South Carolina businessman Dwayne Edwards has settled with the Securities and Exchange Commission after being charged in January in a $3.9 million fraud case for allegedly diverting investor funds meant to buy or renovate senior living communities and using them for other purposes, the SEC announced July 7.
Nine communities have remained in receivership since the charges were leveled.
The SEC said it obtained the judgment against Edwards on June 9. As part of the agreement, he will not participate in future municipal securities offerings. Financial penalties have not been determined.
Edwards and his attorneys have not spoken with the media about the case.
Between July 2014 and September 2015, according to SEC’s January complaint, Edwards and his business partner, Todd Barker, and the limited liability companies they set up to serve as borrowers, raised nearly $62 million through nine separate municipal bond offerings.
Edwards, the commission said, improperly commingled at least $3.9 million from the offerings and the revenues of the communities underlying them. Each of the offerings was supposed to finance a particular assisted living or memory care community in Alabama or Georgia, according to the government, but Edwards allegedly diverted the money for personal use and to finance other unrelated bond offerings.
“As alleged in our complaint, investors thought they were investing in a single senior housing project, while their money was actually being used to fund an ever-expanding web of affiliated facilities and the personal expenses of Edwards and his friends and family,” Andrew M. Calamari, director of the SEC’s New York regional office, said at the time.
Barker previously agreed to a settlement.
Another defendant in the case, Sharon Nunamaker, also known as Sharon Hadden, of SDH Design, also settled with the SEC in June and was ordered to pay $7,742.16. The SEC alleged that she had received some of the commingled funds from Edwards.
Nine communities in receivership
The June 9 order also continued the receivership of the nine Oxton Senior Living and Manor House Senior Living communities underlying the bond offerings. The communities, which have a combined total of 485 units, are being marketed by Marcus & Millichap. Bids on the portfolio were due June 15, according to information on the website maintained by the receiver, Derek Pierce, managing director of turnaround and consulting firm Healthcare Management Partners LLC.
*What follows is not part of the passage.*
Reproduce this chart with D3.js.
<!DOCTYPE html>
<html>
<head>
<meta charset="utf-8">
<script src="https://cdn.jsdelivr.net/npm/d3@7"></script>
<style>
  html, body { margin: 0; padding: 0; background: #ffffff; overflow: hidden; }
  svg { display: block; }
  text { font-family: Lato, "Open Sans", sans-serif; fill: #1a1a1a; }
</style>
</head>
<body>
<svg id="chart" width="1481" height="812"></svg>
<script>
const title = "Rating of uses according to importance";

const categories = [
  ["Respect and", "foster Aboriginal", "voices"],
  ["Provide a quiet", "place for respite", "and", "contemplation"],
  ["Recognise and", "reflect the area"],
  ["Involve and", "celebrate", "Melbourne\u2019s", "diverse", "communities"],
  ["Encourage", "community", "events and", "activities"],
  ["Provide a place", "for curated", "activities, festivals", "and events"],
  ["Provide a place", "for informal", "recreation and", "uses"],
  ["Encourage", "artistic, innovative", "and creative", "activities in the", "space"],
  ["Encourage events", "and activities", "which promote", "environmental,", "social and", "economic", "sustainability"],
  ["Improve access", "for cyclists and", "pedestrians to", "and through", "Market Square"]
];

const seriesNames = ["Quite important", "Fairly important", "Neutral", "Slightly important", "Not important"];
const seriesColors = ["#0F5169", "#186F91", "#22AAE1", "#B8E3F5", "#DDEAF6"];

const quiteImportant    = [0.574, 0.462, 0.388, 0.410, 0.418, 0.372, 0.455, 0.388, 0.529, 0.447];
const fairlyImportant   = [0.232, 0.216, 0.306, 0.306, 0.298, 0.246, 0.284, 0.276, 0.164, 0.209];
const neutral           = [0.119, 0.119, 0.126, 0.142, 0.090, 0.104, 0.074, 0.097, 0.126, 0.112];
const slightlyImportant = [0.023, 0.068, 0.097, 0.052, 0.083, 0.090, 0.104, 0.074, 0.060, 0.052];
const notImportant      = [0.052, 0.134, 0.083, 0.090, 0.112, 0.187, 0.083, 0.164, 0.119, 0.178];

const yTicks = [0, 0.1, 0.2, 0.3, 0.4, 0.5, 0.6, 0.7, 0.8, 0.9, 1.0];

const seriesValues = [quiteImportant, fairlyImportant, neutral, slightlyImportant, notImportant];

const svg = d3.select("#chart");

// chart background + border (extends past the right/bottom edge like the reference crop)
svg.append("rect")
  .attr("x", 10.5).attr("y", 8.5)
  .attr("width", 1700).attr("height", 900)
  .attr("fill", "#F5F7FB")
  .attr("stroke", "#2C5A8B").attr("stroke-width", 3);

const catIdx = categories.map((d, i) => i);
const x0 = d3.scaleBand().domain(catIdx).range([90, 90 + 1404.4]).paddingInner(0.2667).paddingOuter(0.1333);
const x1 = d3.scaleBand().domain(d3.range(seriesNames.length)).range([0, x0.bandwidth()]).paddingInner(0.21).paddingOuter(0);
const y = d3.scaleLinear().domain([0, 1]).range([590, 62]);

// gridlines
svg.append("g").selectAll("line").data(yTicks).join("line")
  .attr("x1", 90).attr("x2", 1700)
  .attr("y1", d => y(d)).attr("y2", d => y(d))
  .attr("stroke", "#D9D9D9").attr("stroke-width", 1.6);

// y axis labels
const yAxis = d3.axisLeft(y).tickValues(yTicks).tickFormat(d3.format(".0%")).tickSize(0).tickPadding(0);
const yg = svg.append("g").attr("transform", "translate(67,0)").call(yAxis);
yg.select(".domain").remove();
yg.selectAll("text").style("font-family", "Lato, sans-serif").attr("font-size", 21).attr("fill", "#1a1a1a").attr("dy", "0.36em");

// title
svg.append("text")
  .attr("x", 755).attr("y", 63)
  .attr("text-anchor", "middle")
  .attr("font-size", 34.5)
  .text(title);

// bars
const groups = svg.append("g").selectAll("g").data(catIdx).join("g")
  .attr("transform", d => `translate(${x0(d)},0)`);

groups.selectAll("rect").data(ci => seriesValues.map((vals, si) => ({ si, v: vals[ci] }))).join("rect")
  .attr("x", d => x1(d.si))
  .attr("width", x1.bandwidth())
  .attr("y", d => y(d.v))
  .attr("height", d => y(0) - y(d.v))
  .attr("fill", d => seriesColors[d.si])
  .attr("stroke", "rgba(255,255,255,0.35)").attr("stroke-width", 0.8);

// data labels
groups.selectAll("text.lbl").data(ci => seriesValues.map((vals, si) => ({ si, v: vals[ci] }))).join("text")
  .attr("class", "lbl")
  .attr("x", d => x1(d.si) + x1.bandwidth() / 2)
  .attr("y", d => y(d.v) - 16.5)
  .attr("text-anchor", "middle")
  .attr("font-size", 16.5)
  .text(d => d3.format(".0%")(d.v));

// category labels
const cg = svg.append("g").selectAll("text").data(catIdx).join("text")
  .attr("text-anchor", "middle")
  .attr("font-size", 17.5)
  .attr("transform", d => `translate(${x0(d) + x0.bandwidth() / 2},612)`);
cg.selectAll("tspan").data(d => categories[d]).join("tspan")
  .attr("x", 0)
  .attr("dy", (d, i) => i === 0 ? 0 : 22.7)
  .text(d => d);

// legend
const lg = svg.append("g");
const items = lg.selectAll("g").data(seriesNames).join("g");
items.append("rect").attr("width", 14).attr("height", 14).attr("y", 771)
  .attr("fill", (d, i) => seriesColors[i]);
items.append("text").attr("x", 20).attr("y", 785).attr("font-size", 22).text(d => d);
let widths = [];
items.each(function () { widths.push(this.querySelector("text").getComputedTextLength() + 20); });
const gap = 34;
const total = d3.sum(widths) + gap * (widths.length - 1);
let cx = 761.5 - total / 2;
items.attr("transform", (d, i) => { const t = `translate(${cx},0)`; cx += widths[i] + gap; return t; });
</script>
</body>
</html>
Pierce has been overseeing the operation of the properties since they were put into receivership in January — directly for three and indirectly for five others, which are being managed by Affinity Senior Living, according to Marcus & Millichap. An additional community was renovated and is unoccupied.
“Over the past few months, I have had the pleasure of meeting and visiting with several employees and residents to hear firsthand the things that are important to them,” Pierce said in a message posted to the website. “I have also met with the facilities’ administrative staff and have full confidence in their ability to maintain a high level of care for the residents of their facilities and to operate their respective facilities responsibly with efficiency and integrity.”
Eight of the nine bond offerings at issue in the SEC’s January complaint involved the purchase of a community from the former CEO, president and director of Global Healthcare REIT, Christopher Brogdon of Atlanta, whom the SEC previously sued and obtained a judgment against in connection with a series of similar bond offerings. As the result of a separate case, Brogdon reportedly agreed to repay more than $86 million to investors after he reportedly misused their funds, which had been raised to purchase and renovate senior living facilities.